* begin *

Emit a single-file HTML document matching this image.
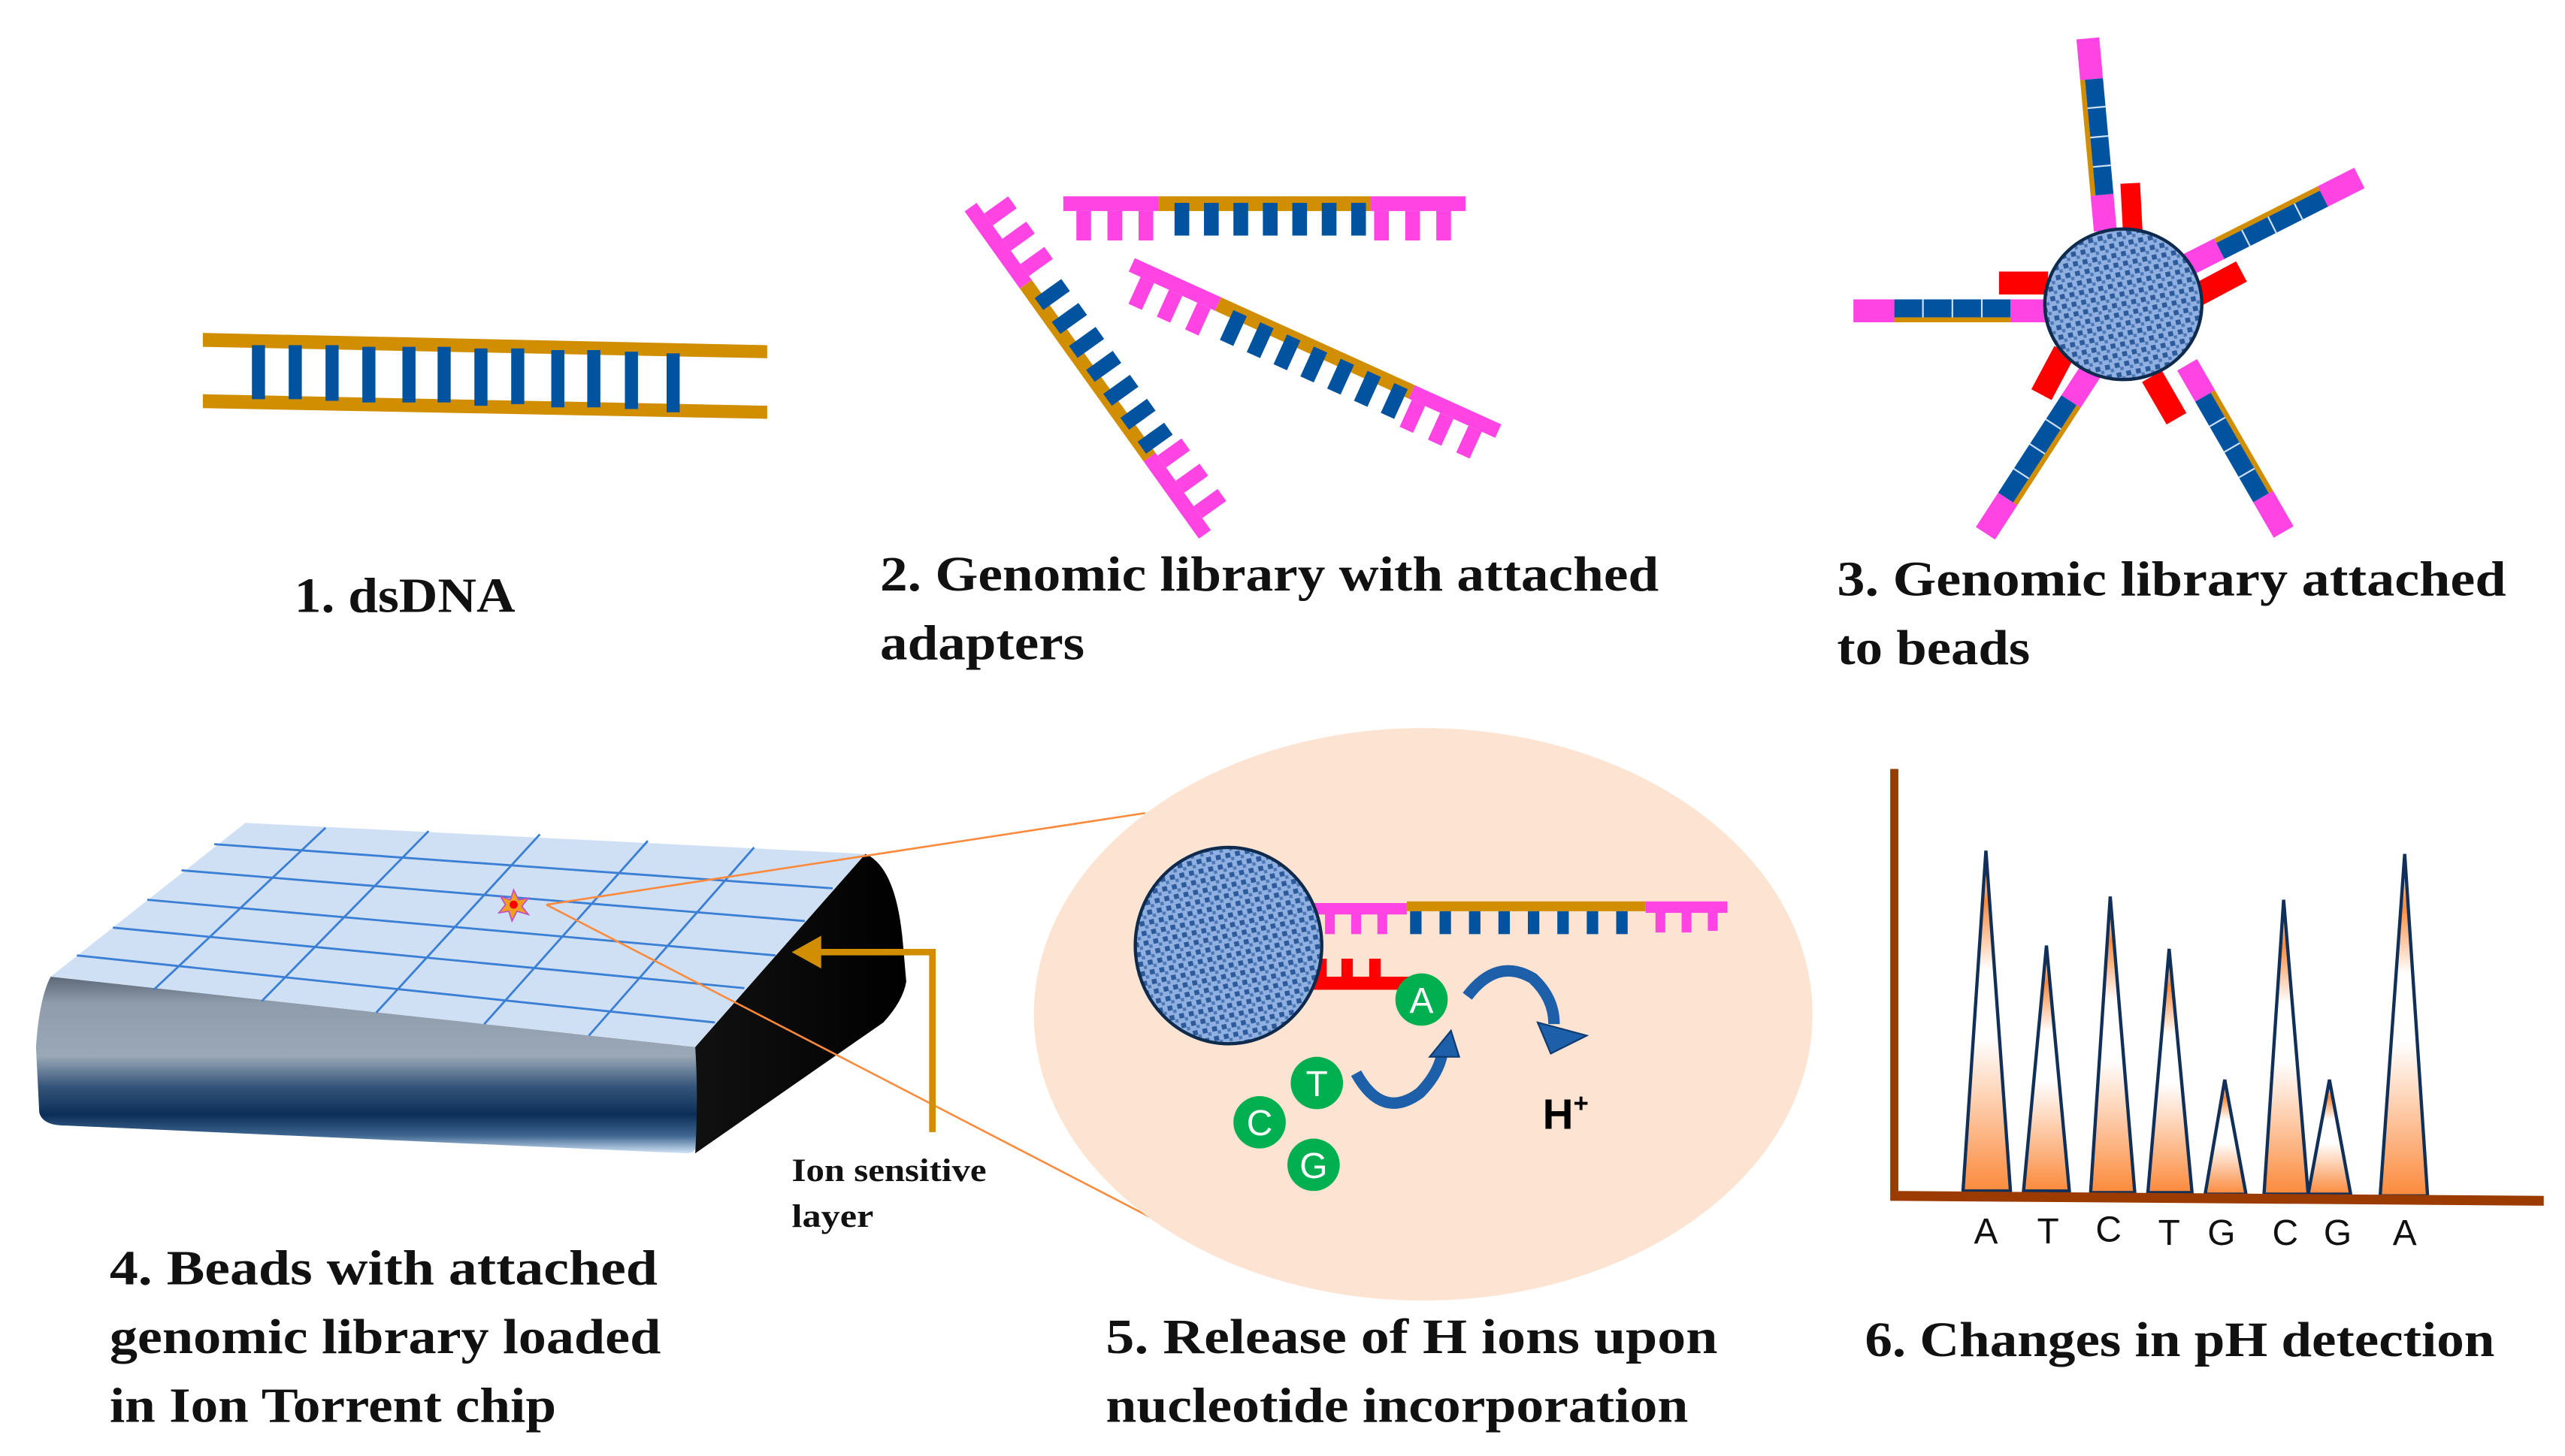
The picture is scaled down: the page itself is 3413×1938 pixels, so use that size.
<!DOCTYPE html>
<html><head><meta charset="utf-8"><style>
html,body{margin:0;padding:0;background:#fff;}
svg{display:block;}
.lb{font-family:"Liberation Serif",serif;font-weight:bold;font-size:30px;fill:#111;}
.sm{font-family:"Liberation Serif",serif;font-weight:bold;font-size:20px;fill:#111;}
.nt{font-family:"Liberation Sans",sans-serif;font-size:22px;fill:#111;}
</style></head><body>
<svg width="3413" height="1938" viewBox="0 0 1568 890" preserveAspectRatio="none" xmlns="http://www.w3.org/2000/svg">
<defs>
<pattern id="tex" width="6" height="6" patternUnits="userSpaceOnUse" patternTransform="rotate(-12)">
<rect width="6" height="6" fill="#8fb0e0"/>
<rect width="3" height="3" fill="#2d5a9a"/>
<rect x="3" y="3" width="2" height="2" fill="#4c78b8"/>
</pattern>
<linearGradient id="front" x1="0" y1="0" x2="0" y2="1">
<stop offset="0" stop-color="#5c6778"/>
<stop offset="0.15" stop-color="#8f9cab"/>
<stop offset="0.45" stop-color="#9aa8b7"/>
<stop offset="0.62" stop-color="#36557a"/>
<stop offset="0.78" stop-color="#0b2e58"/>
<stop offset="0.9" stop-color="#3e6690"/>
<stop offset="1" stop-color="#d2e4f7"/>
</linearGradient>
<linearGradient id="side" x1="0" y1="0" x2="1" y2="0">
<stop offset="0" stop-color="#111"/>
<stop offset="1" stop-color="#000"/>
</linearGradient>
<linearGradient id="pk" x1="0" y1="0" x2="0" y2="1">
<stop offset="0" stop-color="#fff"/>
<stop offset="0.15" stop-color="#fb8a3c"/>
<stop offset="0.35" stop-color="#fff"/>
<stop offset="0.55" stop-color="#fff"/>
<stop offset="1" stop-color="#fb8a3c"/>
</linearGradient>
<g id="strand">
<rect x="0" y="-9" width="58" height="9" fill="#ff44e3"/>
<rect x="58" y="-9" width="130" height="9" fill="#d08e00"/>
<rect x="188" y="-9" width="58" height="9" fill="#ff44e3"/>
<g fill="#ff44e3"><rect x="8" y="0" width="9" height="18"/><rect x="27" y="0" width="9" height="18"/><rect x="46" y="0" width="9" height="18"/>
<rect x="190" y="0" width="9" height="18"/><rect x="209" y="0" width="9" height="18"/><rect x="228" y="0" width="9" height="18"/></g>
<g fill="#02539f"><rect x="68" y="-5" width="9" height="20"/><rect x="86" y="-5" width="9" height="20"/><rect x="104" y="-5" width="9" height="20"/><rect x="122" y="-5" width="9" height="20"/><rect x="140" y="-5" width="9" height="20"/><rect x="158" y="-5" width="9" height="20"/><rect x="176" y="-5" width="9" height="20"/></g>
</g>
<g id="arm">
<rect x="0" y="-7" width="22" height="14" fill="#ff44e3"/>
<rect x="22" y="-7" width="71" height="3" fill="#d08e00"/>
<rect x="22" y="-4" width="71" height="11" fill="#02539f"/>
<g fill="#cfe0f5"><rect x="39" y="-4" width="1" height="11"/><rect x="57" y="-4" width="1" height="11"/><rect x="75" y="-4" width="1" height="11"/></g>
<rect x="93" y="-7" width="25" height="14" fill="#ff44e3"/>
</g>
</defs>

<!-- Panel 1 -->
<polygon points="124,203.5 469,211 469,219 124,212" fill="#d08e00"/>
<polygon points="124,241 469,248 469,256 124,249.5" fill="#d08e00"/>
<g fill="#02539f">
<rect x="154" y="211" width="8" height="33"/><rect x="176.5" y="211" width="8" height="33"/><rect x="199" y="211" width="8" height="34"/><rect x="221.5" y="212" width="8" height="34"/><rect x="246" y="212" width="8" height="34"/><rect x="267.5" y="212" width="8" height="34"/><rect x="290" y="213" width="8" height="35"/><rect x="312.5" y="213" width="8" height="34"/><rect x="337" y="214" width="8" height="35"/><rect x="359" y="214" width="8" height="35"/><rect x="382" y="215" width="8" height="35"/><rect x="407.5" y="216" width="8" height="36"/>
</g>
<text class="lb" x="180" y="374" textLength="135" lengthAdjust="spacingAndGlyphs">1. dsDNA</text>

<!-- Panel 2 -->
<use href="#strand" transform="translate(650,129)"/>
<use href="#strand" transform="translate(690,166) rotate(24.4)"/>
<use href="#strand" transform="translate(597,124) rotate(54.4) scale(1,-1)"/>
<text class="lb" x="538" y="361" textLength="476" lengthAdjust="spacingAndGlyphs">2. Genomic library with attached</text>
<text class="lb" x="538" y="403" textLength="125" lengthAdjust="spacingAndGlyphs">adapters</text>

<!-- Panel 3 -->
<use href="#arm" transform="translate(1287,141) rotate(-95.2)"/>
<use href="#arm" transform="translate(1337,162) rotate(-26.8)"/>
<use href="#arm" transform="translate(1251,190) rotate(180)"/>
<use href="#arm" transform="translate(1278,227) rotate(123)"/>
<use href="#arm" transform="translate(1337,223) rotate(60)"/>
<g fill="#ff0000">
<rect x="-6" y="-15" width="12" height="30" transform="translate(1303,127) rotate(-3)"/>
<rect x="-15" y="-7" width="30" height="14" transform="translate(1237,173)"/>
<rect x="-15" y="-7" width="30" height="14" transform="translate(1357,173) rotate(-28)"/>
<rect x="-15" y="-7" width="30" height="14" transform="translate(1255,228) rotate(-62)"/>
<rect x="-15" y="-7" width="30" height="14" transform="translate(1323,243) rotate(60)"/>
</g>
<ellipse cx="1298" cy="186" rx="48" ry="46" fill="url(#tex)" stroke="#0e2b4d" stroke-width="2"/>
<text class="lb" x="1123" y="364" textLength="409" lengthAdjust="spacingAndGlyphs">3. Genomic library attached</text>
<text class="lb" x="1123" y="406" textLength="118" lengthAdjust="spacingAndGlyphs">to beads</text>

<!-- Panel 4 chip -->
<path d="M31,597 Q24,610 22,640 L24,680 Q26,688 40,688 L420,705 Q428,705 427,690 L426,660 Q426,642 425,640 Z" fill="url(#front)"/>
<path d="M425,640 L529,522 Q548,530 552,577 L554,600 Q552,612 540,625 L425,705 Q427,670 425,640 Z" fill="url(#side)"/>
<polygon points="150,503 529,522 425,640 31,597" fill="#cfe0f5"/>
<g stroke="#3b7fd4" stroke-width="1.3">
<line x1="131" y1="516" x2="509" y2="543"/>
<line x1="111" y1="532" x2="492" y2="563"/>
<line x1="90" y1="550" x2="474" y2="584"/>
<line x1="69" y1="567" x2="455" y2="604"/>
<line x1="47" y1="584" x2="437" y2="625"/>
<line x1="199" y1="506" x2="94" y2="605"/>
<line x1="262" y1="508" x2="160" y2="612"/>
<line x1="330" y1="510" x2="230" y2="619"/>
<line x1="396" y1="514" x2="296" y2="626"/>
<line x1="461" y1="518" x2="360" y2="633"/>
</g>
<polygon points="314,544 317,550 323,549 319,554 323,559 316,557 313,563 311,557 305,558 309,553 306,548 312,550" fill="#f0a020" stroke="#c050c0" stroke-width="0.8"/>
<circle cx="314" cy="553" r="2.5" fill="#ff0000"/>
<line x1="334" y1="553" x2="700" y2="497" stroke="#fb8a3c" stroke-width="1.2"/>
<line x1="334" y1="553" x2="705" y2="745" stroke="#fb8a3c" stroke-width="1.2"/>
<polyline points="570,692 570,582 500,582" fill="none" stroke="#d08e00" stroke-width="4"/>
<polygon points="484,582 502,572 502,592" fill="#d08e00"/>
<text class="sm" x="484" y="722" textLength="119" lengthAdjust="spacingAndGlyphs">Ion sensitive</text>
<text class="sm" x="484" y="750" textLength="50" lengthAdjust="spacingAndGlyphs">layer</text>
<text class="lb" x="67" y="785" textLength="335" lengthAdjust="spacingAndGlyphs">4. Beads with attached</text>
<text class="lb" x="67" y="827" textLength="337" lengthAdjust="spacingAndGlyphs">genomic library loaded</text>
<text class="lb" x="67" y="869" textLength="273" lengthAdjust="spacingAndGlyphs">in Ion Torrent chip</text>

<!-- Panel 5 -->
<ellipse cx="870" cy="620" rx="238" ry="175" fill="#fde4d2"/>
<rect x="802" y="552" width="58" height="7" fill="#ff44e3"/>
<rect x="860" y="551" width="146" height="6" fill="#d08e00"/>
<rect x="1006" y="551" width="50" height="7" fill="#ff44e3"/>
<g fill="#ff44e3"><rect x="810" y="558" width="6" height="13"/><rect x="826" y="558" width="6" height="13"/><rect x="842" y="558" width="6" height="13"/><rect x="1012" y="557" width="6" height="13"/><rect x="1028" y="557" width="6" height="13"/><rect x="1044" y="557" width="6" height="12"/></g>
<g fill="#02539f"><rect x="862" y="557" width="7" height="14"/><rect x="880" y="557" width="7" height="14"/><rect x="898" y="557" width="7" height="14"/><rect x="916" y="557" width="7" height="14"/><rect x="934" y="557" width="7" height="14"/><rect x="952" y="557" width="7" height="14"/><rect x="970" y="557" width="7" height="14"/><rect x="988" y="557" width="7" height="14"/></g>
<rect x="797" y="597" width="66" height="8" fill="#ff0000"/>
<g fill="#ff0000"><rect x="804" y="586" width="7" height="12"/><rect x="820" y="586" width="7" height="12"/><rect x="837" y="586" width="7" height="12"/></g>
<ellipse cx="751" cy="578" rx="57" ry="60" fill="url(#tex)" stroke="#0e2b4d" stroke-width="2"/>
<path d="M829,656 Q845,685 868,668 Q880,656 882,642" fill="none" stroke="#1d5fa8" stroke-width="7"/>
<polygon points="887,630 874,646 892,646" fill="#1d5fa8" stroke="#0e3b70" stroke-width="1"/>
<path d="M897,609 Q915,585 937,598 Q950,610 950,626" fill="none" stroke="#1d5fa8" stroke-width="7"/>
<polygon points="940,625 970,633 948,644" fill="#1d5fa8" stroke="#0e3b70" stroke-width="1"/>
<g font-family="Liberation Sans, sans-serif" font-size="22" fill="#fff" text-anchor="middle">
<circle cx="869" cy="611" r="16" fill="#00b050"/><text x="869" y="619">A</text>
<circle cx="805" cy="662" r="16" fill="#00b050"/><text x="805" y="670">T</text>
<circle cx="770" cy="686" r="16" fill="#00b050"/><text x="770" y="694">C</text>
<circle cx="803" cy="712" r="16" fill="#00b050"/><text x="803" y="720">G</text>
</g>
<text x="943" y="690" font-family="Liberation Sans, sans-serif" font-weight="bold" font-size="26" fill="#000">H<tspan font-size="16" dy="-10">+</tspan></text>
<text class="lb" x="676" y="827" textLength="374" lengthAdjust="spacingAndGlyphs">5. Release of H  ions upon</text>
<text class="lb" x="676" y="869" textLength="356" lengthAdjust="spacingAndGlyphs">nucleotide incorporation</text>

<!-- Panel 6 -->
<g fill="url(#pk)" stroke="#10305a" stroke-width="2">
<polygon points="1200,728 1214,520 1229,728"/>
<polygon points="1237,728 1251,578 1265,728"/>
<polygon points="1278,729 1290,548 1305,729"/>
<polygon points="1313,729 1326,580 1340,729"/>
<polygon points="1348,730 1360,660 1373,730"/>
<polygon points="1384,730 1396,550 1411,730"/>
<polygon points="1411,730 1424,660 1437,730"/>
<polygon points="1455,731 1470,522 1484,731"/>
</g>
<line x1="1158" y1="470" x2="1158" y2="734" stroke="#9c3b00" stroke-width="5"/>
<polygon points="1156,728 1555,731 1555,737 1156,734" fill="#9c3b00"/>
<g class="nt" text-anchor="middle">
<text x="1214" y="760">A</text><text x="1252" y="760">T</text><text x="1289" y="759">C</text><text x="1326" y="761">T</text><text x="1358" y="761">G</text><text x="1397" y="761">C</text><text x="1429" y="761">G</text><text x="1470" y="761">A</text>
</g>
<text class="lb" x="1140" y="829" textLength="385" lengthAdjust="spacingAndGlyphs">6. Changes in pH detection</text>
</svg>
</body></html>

* end *

* _SHORT PROBLEM_: Identify the lines that hold the word "size". Copy every one of them.

* _RESPONSE FOR THIS EXERCISE_:
The picture is scaled down: the page itself is 3413×1938 pixels, so use that size.
.lb{font-family:"Liberation Serif",serif;font-weight:bold;font-size:30px;fill:#111;}
.sm{font-family:"Liberation Serif",serif;font-weight:bold;font-size:20px;fill:#111;}
.nt{font-family:"Liberation Sans",sans-serif;font-size:22px;fill:#111;}
<g font-family="Liberation Sans, sans-serif" font-size="22" fill="#fff" text-anchor="middle">
<text x="943" y="690" font-family="Liberation Sans, sans-serif" font-weight="bold" font-size="26" fill="#000">H<tspan font-size="16" dy="-10">+</tspan></text>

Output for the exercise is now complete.